Nonostante la repressione dei partiti di opposizione e la limitazione della libertà di stampa, la figura di Sankara rimase (e rimane) estremamente popolare in Burkina Faso e in altri paesi africani, tanto per la sua austerità e il contrasto del culto della personalità – rifiutò di far appendere la propria immagine negli edifici pubblici – quanto per le sue posizioni panafricaniste e di opposizione al neocolonialismo. “Se il Burkina Faso da solo rifiuta di pagare il debito verso i paesi occidentali, non sarò qui alla prossima conferenza!”, affermò in un discorso all’Organizzazione per l’unità africana tenuto circa tre mesi prima di essere assassinato.
“Per il Burkina Faso e anche per il resto dell’Africa, Sankara è stato un salvatore”. A parlare è Eddy Traoré, tesoriere della Federazione delle associazioni burkinabé in Italia e segretario di un’associazione di burkinabé a Torino, nonché rappresentante in Italia del Mémorial Thomas Sankara, rete mondiale che mira a costruire e arricchire la memoria storica del leader. “Parlare di lui, a tratti, è come parlare di Gesù per un cristiano: ha portato un messaggio molto forte, che a suo tempo non tutti hanno creduto, ma con il tempo tutti hanno capito che era l’unica strada per la salvezza. Lui non c’è, ma il suo messaggio vive ancora”.

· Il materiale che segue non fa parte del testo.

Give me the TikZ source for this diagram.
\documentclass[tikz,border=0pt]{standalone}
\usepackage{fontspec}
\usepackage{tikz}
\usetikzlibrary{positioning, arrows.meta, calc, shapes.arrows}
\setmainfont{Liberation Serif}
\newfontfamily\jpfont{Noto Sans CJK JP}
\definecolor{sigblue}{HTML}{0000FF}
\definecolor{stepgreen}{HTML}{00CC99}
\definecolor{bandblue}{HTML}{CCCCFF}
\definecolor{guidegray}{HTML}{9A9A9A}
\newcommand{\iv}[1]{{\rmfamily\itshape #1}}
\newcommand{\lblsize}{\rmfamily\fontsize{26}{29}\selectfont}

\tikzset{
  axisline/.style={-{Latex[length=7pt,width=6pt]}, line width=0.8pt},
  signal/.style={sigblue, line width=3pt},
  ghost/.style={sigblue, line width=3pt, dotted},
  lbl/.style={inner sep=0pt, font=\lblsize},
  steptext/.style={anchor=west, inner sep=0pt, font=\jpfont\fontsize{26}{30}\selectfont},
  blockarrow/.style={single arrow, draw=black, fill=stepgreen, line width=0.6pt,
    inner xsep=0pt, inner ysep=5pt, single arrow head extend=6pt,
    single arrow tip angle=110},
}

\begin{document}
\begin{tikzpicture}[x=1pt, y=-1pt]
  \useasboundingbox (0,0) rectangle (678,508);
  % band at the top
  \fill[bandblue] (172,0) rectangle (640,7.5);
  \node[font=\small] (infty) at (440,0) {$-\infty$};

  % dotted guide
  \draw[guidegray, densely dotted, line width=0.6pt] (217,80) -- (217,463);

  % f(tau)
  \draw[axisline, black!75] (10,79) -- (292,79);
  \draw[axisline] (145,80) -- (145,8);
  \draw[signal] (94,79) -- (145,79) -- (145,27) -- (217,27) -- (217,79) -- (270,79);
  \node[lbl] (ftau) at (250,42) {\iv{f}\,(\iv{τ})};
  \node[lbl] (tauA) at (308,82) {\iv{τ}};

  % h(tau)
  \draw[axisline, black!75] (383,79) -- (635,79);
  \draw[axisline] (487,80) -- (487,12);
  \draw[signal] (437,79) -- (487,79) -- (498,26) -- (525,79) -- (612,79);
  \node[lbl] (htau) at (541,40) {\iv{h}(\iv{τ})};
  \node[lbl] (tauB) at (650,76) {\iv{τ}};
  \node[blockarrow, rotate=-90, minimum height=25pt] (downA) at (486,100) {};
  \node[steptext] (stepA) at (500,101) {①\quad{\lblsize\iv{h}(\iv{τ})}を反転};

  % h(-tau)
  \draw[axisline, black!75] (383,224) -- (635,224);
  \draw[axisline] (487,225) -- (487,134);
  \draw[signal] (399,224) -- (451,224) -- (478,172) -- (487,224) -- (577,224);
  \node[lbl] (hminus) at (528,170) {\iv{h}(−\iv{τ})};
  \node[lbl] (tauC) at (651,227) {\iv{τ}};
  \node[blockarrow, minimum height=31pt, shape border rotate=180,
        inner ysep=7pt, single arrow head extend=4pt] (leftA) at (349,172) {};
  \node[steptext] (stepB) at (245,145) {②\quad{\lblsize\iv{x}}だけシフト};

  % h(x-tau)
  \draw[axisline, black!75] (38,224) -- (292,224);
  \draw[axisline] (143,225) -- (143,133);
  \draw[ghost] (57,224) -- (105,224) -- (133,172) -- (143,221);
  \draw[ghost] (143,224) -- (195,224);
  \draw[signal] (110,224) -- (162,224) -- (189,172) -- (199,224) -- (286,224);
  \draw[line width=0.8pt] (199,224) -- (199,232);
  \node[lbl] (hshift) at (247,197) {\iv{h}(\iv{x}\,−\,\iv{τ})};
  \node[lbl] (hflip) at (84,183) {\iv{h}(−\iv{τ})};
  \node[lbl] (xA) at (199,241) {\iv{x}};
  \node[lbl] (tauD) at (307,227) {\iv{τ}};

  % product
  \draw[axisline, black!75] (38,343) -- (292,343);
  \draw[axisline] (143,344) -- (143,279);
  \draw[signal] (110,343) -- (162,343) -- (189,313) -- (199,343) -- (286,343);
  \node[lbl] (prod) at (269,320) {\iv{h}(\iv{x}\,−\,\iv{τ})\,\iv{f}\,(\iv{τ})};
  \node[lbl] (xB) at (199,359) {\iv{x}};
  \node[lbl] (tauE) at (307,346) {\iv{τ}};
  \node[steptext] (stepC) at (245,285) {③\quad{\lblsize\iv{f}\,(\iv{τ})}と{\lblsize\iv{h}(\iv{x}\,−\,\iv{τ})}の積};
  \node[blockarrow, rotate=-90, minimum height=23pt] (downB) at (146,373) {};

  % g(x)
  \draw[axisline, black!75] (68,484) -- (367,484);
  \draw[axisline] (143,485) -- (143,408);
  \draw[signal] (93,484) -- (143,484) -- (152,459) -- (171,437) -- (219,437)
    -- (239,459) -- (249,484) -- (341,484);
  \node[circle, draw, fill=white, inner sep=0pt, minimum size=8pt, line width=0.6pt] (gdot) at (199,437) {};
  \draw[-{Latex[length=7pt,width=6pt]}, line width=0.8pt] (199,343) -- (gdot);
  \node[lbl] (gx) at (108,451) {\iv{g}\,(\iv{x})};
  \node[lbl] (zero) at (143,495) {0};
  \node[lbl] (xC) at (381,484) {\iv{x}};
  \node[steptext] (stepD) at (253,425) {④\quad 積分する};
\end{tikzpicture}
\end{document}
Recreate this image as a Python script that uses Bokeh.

Traoré aveva 12 anni quando Sankara divenne presidente: “Ero tra i pionieri della rivoluzione, giovani dai 12 ai 15 anni che ricevevano una formazione scolastica e anche politica. Ho anche incontrato Sankara: il 2 ottobre del 1987, pochi giorni prima che fosse ucciso, venne nella mia città a tenere una conferenza. Era molto simpatico, ho ancora il ricordo di lui negli occhi”. Emigrato in Italia quando Compaoré era ancora presidente, Traoré non ha mai smesso di credere che la verità sarebbe emersa: “Speravo che arrivasse prima, ma da quando Compaoré ha dato le dimissioni ho capito che era questione di tempo. Sentire la notizia dell’incriminazione in Italia è stato come essere in Burkina Faso: qui diversi scrittori e giornalisti ne hanno parlato, là c’è stata una forte mobilitazione dei giovani”.
Blaise Compaoré, braccio destro di Sankara negli anni di governo, una volta giunto al potere inaugurò una politica di “rettificazione” che aveva l’obiettivo formale di riparare i danni portati dalla rivoluzione. L’intenzione era di rinstaurare buoni rapporti con la Francia e la vicina Costa d’Avorio, dove Compaoré è poi emigrato dopo le proteste popolari che hanno portato alle sue dimissioni nel 2014. È ora accusato di attentato alla sicurezza dello stato, concorso in omicidio e occultamento di cadavere. Sono in tutto quattordici le persone che dovranno comparire davanti al tribunale. Per fare chiarezza, trentatré anni dopo, sulla morte di uno dei simboli della lotta africana all’imperialismo.